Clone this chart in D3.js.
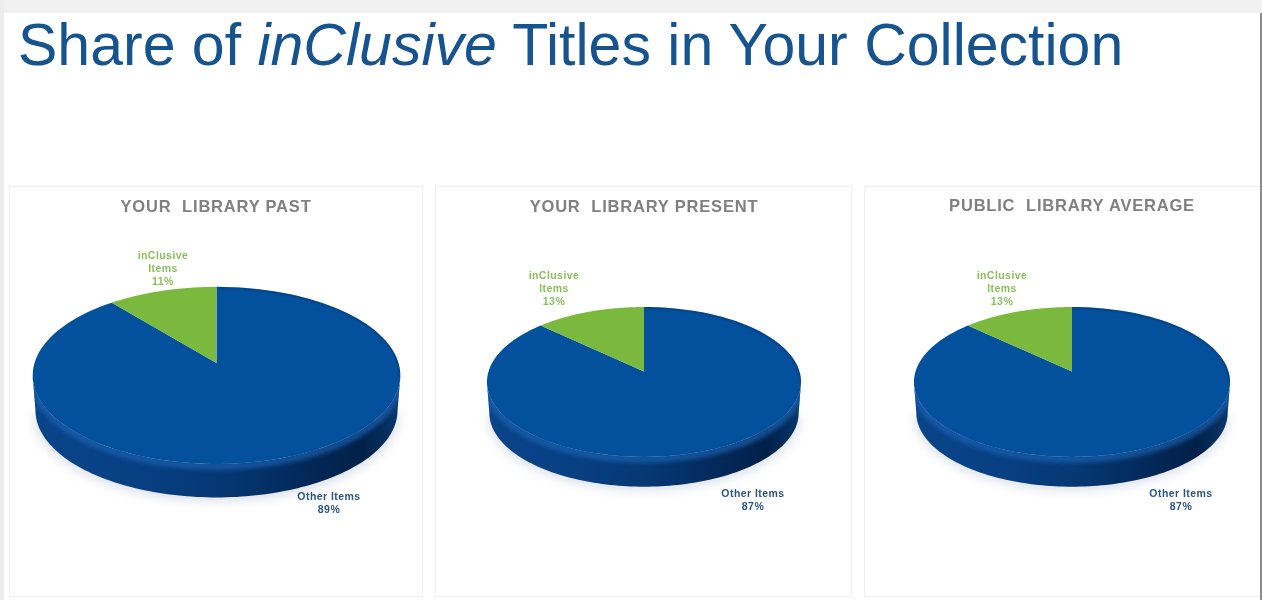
<!DOCTYPE html>
<html><head><meta charset="utf-8">
<script src="https://cdn.jsdelivr.net/npm/d3@7"></script>
<style>html,body{margin:0;padding:0;background:#fff;overflow:hidden}svg{display:block}</style>
</head><body><svg id="c" width="1262" height="600"></svg>
<script>
const chartTitles = ["YOUR  LIBRARY PAST", "YOUR  LIBRARY PRESENT", "PUBLIC  LIBRARY AVERAGE"];
const sliceNames = ["Other Items", "inClusive Items"];
const otherShare = [89, 87, 87];
const inclusiveShare = [11, 13, 13];

// layout, separate from the values
const panels = [
  {x:9,  y:186, w:413, h:410, titleX:216, titleY:212, cx:216.5, cy:363, rx:182, ry:86.8, depth:35, incX:163, incY:259, othX:329, othY:500},
  {x:435,y:186, w:416, h:410, titleX:644, titleY:212, cx:644,   cy:371.5, rx:155.5, ry:73.5, depth:31, incX:554, incY:279, othX:753, othY:497},
  {x:864,y:186, w:400, h:410, titleX:1072,titleY:211, cx:1072,  cy:371.5, rx:156.5, ry:73.5, depth:31, incX:1002,incY:279, othX:1181,othY:497}
];
const k = 0.14, TAU = Math.PI * 2;

const svg = d3.select("#c");
const defs = svg.append("defs");
const blur = (id, s) => defs.append("filter").attr("id", id)
  .attr("x","-20%").attr("y","-20%").attr("width","140%").attr("height","140%")
  .append("feGaussianBlur").attr("stdDeviation", s);
blur("b5", 5); blur("b3", 2.6); blur("t", 0.4); blur("b1", 1.2);

svg.append("rect").attr("width",1262).attr("height",600).attr("fill","#fff");

// title
const title = svg.append("text").attr("x",18).attr("y",65)
  .attr("font-family","'Liberation Sans',Arial,sans-serif").attr("font-size",59)
  .attr("fill","#12538f").attr("filter","url(#t)");
title.append("tspan").text("Share of ");
title.append("tspan").attr("font-style","italic").text("inClusive");
title.append("tspan").text(" Titles in Your Collection");

const pie = d3.pie().sort(null).value(d => d.value);
const line = d3.line().x(d => d[0]).y(d => d[1]);

panels.forEach((p, i) => {
  const g = svg.append("g");
  g.append("rect").attr("x",p.x+.5).attr("y",p.y+.5).attr("width",p.w).attr("height",p.h)
    .attr("fill","#fff").attr("stroke","#efefef");

  g.append("text").attr("x",p.titleX).attr("y",p.titleY).attr("text-anchor","middle")
    .attr("xml:space","preserve").style("white-space","pre")
    .attr("font-family","'Liberation Sans',Arial,sans-serif").attr("font-weight",700)
    .attr("font-size",16.5).attr("letter-spacing",0.8).attr("fill","#808080").attr("filter","url(#t)")
    .text(chartTitles[i]);

  const arcs = pie([{name:sliceNames[0],value:otherShare[i]},{name:sliceNames[1],value:inclusiveShare[i]}]);

  // perspective projection of the pie disc on to the picture plane
  const proj = (a, dy = 0, shrink = 1) => {
    const u = Math.sin(a), v = -Math.cos(a), s = 1 / (1 - k * v);
    return [p.cx + p.rx * shrink * u * s, p.cy + p.ry * shrink * v * s + dy];
  };
  const rim = (a0, a1, dy, shrink) => d3.range(0, 121).map(t => proj(a0 + (a1 - a0) * t / 120, dy, shrink));
  const wedge = d => line([[p.cx, p.cy], ...rim(d.startAngle, d.endAngle, 0, 1)]) + "Z";

  const right = Math.acos(-k), left = TAU - right;
  const front = rim(right, left, 0, 1);
  const lower = rim(left, right, p.depth, 0.985);
  const side = line([...front, ...lower]) + "Z";

  // soft shadow
  g.append("path").attr("d", line(rim(right, left, p.depth + 3, 1)))
    .attr("fill","#c3cedb").attr("opacity",.55).attr("filter","url(#b5)");

  // side wall gradient
  const gid = "side" + i;
  const lg = defs.append("linearGradient").attr("id",gid)
    .attr("gradientUnits","userSpaceOnUse")
    .attr("x1",p.cx-p.rx).attr("x2",p.cx+p.rx).attr("y1",0).attr("y2",0);
  [[0,"#0a4489"],[.3,"#073f82"],[.55,"#053670"],[.78,"#032655"],[.9,"#022148"],[1,"#08376d"]]
    .forEach(s => lg.append("stop").attr("offset",s[0]).attr("stop-color",s[1]));
  g.append("path").attr("d",side).attr("fill",`url(#${gid})`);

  // highlight under the front rim, clipped to the wall
  const cid = "clip" + i;
  defs.append("clipPath").attr("id",cid).append("path").attr("d",side);
  g.append("g").attr("clip-path",`url(#${cid})`).append("path")
    .attr("d", line(rim(right, left, 2, 1))).attr("fill","none")
    .attr("stroke","#1a62b2").attr("stroke-width",7).attr("opacity",.8).attr("filter","url(#b3)");

  // top faces
  const colors = ["#03509c", "#7ab83e"];
  g.selectAll("path.slice").data(arcs).join("path").attr("class","slice")
    .attr("d", wedge).attr("fill",(d,j)=>colors[j]);

  // darker back edge of the blue slice, kept inside the face
  const fid = "face" + i;
  defs.append("clipPath").attr("id",fid).append("path").attr("d", wedge(arcs[0]));
  g.append("g").attr("clip-path",`url(#${fid})`).append("path")
    .attr("d", line(rim(0, right, 0, 1))).attr("fill","none")
    .attr("stroke","#022f66").attr("stroke-width",3).attr("opacity",.45).attr("filter","url(#b1)");

  // labels
  const lab = (x, y, lines, fill) => {
    const t = g.append("text").attr("text-anchor","middle")
      .attr("font-family","'Liberation Sans',Arial,sans-serif").attr("font-size",10.5).attr("font-weight",700)
      .attr("letter-spacing",0.45).attr("fill",fill).attr("filter","url(#t)");
    lines.forEach((s,n)=>t.append("tspan").attr("x",x).attr("y",y+n*13).text(s));
  };
  const parts = sliceNames[1].split(" ");
  lab(p.incX, p.incY, [parts[0], parts[1], inclusiveShare[i] + "%"], "#8abf5a");
  lab(p.othX, p.othY, [sliceNames[0], otherShare[i] + "%"], "#2a5583");
});

// slide frame on top of the panels
svg.append("rect").attr("width",1262).attr("height",13).attr("fill","#f1f1f1");
svg.append("rect").attr("width",4).attr("height",600).attr("fill","#ececec");
svg.append("rect").attr("x",1260).attr("y",13).attr("width",2).attr("height",587).attr("fill","#8c8c8c");
</script></body></html>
────────
→ **EXERCISE PROMPT**:
Everything from the first line of the listing above through the line that contains "Titles in Your" is to be restated word for word, minus the pictures.

→ **SOLUTION TO THIS TASK**:
Clone this chart in D3.js.
<!DOCTYPE html>
<html><head><meta charset="utf-8">
<script src="https://cdn.jsdelivr.net/npm/d3@7"></script>
<style>html,body{margin:0;padding:0;background:#fff;overflow:hidden}svg{display:block}</style>
</head><body><svg id="c" width="1262" height="600"></svg>
<script>
const chartTitles = ["YOUR  LIBRARY PAST", "YOUR  LIBRARY PRESENT", "PUBLIC  LIBRARY AVERAGE"];
const sliceNames = ["Other Items", "inClusive Items"];
const otherShare = [89, 87, 87];
const inclusiveShare = [11, 13, 13];

// layout, separate from the values
const panels = [
  {x:9,  y:186, w:413, h:410, titleX:216, titleY:212, cx:216.5, cy:363, rx:182, ry:86.8, depth:35, incX:163, incY:259, othX:329, othY:500},
  {x:435,y:186, w:416, h:410, titleX:644, titleY:212, cx:644,   cy:371.5, rx:155.5, ry:73.5, depth:31, incX:554, incY:279, othX:753, othY:497},
  {x:864,y:186, w:400, h:410, titleX:1072,titleY:211, cx:1072,  cy:371.5, rx:156.5, ry:73.5, depth:31, incX:1002,incY:279, othX:1181,othY:497}
];
const k = 0.14, TAU = Math.PI * 2;

const svg = d3.select("#c");
const defs = svg.append("defs");
const blur = (id, s) => defs.append("filter").attr("id", id)
  .attr("x","-20%").attr("y","-20%").attr("width","140%").attr("height","140%")
  .append("feGaussianBlur").attr("stdDeviation", s);
blur("b5", 5); blur("b3", 2.6); blur("t", 0.4); blur("b1", 1.2);

svg.append("rect").attr("width",1262).attr("height",600).attr("fill","#fff");

// title
const title = svg.append("text").attr("x",18).attr("y",65)
  .attr("font-family","'Liberation Sans',Arial,sans-serif").attr("font-size",59)
  .attr("fill","#12538f").attr("filter","url(#t)");
title.append("tspan").text("Share of ");
title.append("tspan").attr("font-style","italic").text("inClusive");
title.append("tspan").text(" Titles in Your Collection");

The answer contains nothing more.